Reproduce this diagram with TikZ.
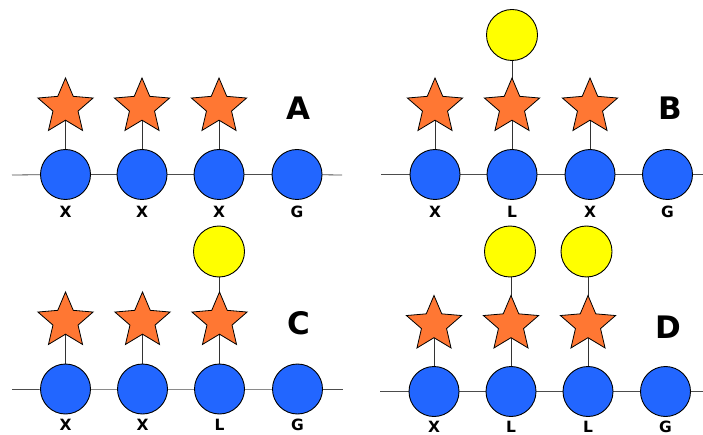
\documentclass[tikz,border=0pt]{standalone}
\usepackage{fontspec}
\setmainfont{DejaVu Sans}
\usetikzlibrary{shapes.geometric}
\pgfdeclarelayer{bg}
\pgfsetlayers{bg,main}
\definecolor{bluefill}{RGB}{34,102,255}
\definecolor{starfill}{RGB}{255,119,51}
\definecolor{yelfill}{RGB}{255,255,0}
\tikzset{
  res/.style={circle,draw=black,fill=bluefill,line width=0.9pt,minimum size=50pt,inner sep=0pt},
  stargly/.style={star,star points=5,star point ratio=2.2,draw=black,fill=starfill,line width=0.8pt,minimum size=58pt,inner sep=0pt},
  yel/.style={circle,draw=black,fill=yelfill,line width=0.9pt,minimum size=51pt,inner sep=0pt},
  lab/.style={font=\bfseries\fontsize{15.5}{15.5}\selectfont,inner sep=0pt},
  panel/.style={font=\bfseries\fontsize{31}{31}\selectfont,inner sep=0pt},
  conn/.style={line width=0.8pt,draw=black!80},
  back/.style={line width=0.8pt,draw=black!70}
}
\begin{document}
\begin{tikzpicture}[x=1pt,y=-1pt]
\useasboundingbox (0,0) rectangle (703,435);
% ---------- Panel A ----------
\coordinate (aL) at (12,175);
\coordinate (aR) at (342,175);
\node[res] (a1) at (65.5,174.5) {};
\node[res] (a2) at (142,174.5) {};
\node[res] (a3) at (219,174.5) {};
\node[res] (a4) at (297,174.5) {};
\node[stargly] (as1) at (65.5,107) {};
\node[stargly] (as2) at (142,107) {};
\node[stargly] (as3) at (219,107) {};
\node[lab] (al1) at (65.5,212) {X};
\node[lab] (al2) at (142,212) {X};
\node[lab] (al3) at (219,212) {X};
\node[lab] (al4) at (297,212) {G};
\node[panel] (pA) at (298.5,108) {A};
% ---------- Panel B ----------
\coordinate (bL) at (381,174.5);
\coordinate (bR) at (703,174.5);
\node[res] (b1) at (435,174.5) {};
\node[res] (b2) at (512,174.5) {};
\node[res] (b3) at (590,174.5) {};
\node[res] (b4) at (667.5,174.5) {};
\node[stargly] (bs1) at (435,107) {};
\node[stargly] (bs2) at (512,107) {};
\node[stargly] (bs3) at (590,107) {};
\node[yel] (by2) at (512,35) {};
\node[lab] (bl1) at (435,212) {X};
\node[lab] (bl2) at (512,212) {L};
\node[lab] (bl3) at (590,212) {X};
\node[lab] (bl4) at (667.5,212) {G};
\node[panel] (pB) at (670,108) {B};
% ---------- Panel C ----------
\coordinate (cL) at (12,389);
\coordinate (cR) at (343,389);
\node[res] (c1) at (65.5,389) {};
\node[res] (c2) at (142.5,389) {};
\node[res] (c3) at (219.5,389) {};
\node[res] (c4) at (297.5,389) {};
\node[stargly] (cs1) at (65.5,321) {};
\node[stargly] (cs2) at (142.5,321) {};
\node[stargly] (cs3) at (219.5,321) {};
\node[yel] (cy3) at (219,251.5) {};
\node[lab] (cl1) at (65.5,425) {X};
\node[lab] (cl2) at (142.5,425) {X};
\node[lab] (cl3) at (219.5,425) {L};
\node[lab] (cl4) at (297.5,425) {G};
\node[panel] (pC) at (299,323) {C};
% ---------- Panel D ----------
\coordinate (dL) at (380,391.5);
\coordinate (dR) at (703,391.5);
\node[res] (d1) at (434,391.5) {};
\node[res] (d2) at (511,391.5) {};
\node[res] (d3) at (588,391.5) {};
\node[res] (d4) at (665.5,391.5) {};
\node[stargly] (ds1) at (434,324.5) {};
\node[stargly] (ds2) at (511,324.5) {};
\node[stargly] (ds3) at (588,324.5) {};
\node[yel] (dy2) at (510,251.5) {};
\node[yel] (dy3) at (586.5,251.5) {};
\node[lab] (dl1) at (434,426.5) {X};
\node[lab] (dl2) at (511,426.5) {L};
\node[lab] (dl3) at (588,426.5) {L};
\node[lab] (dl4) at (665.5,426.5) {G};
\node[panel] (pD) at (668,327) {D};
% ---------- connectors ----------
\begin{pgfonlayer}{bg}
\draw[back] (aL) -- (a1.center) -- (a2.center) -- (a3.center) -- (a4.center) -- (aR);
\draw[back] (bL) -- (b1.center) -- (b2.center) -- (b3.center) -- (b4.center) -- (bR);
\draw[back] (cL) -- (c1.center) -- (c2.center) -- (c3.center) -- (c4.center) -- (cR);
\draw[back] (dL) -- (d1.center) -- (d2.center) -- (d3.center) -- (d4.center) -- (dR);
\foreach \s/\c in {as1/a1,as2/a2,as3/a3,bs1/b1,bs2/b2,bs3/b3,cs1/c1,cs2/c2,cs3/c3,ds1/d1,ds2/d2,ds3/d3}
  \draw[conn] (\s.center) -- (\c.center);
\foreach \y/\s in {by2/bs2,cy3/cs3,dy2/ds2,dy3/ds3}
  \draw[conn] (\y.center) -- (\s.center |- \y.center) -- (\s.center);
\end{pgfonlayer}
\end{tikzpicture}
\end{document}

━━━━━━━━━━━━━━━━━━━━

» Do this: Set the listing down in full and exactly. Pictures within it should not appear in the copy.

» Final result:
Reproduce this diagram with TikZ.
\documentclass[tikz,border=0pt]{standalone}
\usepackage{fontspec}
\setmainfont{DejaVu Sans}
\usetikzlibrary{shapes.geometric}
\pgfdeclarelayer{bg}
\pgfsetlayers{bg,main}
\definecolor{bluefill}{RGB}{34,102,255}
\definecolor{starfill}{RGB}{255,119,51}
\definecolor{yelfill}{RGB}{255,255,0}
\tikzset{
  res/.style={circle,draw=black,fill=bluefill,line width=0.9pt,minimum size=50pt,inner sep=0pt},
  stargly/.style={star,star points=5,star point ratio=2.2,draw=black,fill=starfill,line width=0.8pt,minimum size=58pt,inner sep=0pt},
  yel/.style={circle,draw=black,fill=yelfill,line width=0.9pt,minimum size=51pt,inner sep=0pt},
  lab/.style={font=\bfseries\fontsize{15.5}{15.5}\selectfont,inner sep=0pt},
  panel/.style={font=\bfseries\fontsize{31}{31}\selectfont,inner sep=0pt},
  conn/.style={line width=0.8pt,draw=black!80},
  back/.style={line width=0.8pt,draw=black!70}
}
\begin{document}
\begin{tikzpicture}[x=1pt,y=-1pt]
\useasboundingbox (0,0) rectangle (703,435);
% ---------- Panel A ----------
\coordinate (aL) at (12,175);
\coordinate (aR) at (342,175);
\node[res] (a1) at (65.5,174.5) {};
\node[res] (a2) at (142,174.5) {};
\node[res] (a3) at (219,174.5) {};
\node[res] (a4) at (297,174.5) {};
\node[stargly] (as1) at (65.5,107) {};
\node[stargly] (as2) at (142,107) {};
\node[stargly] (as3) at (219,107) {};
\node[lab] (al1) at (65.5,212) {X};
\node[lab] (al2) at (142,212) {X};
\node[lab] (al3) at (219,212) {X};
\node[lab] (al4) at (297,212) {G};
\node[panel] (pA) at (298.5,108) {A};
% ---------- Panel B ----------
\coordinate (bL) at (381,174.5);
\coordinate (bR) at (703,174.5);
\node[res] (b1) at (435,174.5) {};
\node[res] (b2) at (512,174.5) {};
\node[res] (b3) at (590,174.5) {};
\node[res] (b4) at (667.5,174.5) {};
\node[stargly] (bs1) at (435,107) {};
\node[stargly] (bs2) at (512,107) {};
\node[stargly] (bs3) at (590,107) {};
\node[yel] (by2) at (512,35) {};
\node[lab] (bl1) at (435,212) {X};
\node[lab] (bl2) at (512,212) {L};
\node[lab] (bl3) at (590,212) {X};
\node[lab] (bl4) at (667.5,212) {G};
\node[panel] (pB) at (670,108) {B};
% ---------- Panel C ----------
\coordinate (cL) at (12,389);
\coordinate (cR) at (343,389);
\node[res] (c1) at (65.5,389) {};
\node[res] (c2) at (142.5,389) {};
\node[res] (c3) at (219.5,389) {};
\node[res] (c4) at (297.5,389) {};
\node[stargly] (cs1) at (65.5,321) {};
\node[stargly] (cs2) at (142.5,321) {};
\node[stargly] (cs3) at (219.5,321) {};
\node[yel] (cy3) at (219,251.5) {};
\node[lab] (cl1) at (65.5,425) {X};
\node[lab] (cl2) at (142.5,425) {X};
\node[lab] (cl3) at (219.5,425) {L};
\node[lab] (cl4) at (297.5,425) {G};
\node[panel] (pC) at (299,323) {C};
% ---------- Panel D ----------
\coordinate (dL) at (380,391.5);
\coordinate (dR) at (703,391.5);
\node[res] (d1) at (434,391.5) {};
\node[res] (d2) at (511,391.5) {};
\node[res] (d3) at (588,391.5) {};
\node[res] (d4) at (665.5,391.5) {};
\node[stargly] (ds1) at (434,324.5) {};
\node[stargly] (ds2) at (511,324.5) {};
\node[stargly] (ds3) at (588,324.5) {};
\node[yel] (dy2) at (510,251.5) {};
\node[yel] (dy3) at (586.5,251.5) {};
\node[lab] (dl1) at (434,426.5) {X};
\node[lab] (dl2) at (511,426.5) {L};
\node[lab] (dl3) at (588,426.5) {L};
\node[lab] (dl4) at (665.5,426.5) {G};
\node[panel] (pD) at (668,327) {D};
% ---------- connectors ----------
\begin{pgfonlayer}{bg}
\draw[back] (aL) -- (a1.center) -- (a2.center) -- (a3.center) -- (a4.center) -- (aR);
\draw[back] (bL) -- (b1.center) -- (b2.center) -- (b3.center) -- (b4.center) -- (bR);
\draw[back] (cL) -- (c1.center) -- (c2.center) -- (c3.center) -- (c4.center) -- (cR);
\draw[back] (dL) -- (d1.center) -- (d2.center) -- (d3.center) -- (d4.center) -- (dR);
\foreach \s/\c in {as1/a1,as2/a2,as3/a3,bs1/b1,bs2/b2,bs3/b3,cs1/c1,cs2/c2,cs3/c3,ds1/d1,ds2/d2,ds3/d3}
  \draw[conn] (\s.center) -- (\c.center);
\foreach \y/\s in {by2/bs2,cy3/cs3,dy2/ds2,dy3/ds3}
  \draw[conn] (\y.center) -- (\s.center |- \y.center) -- (\s.center);
\end{pgfonlayer}
\end{tikzpicture}
\end{document}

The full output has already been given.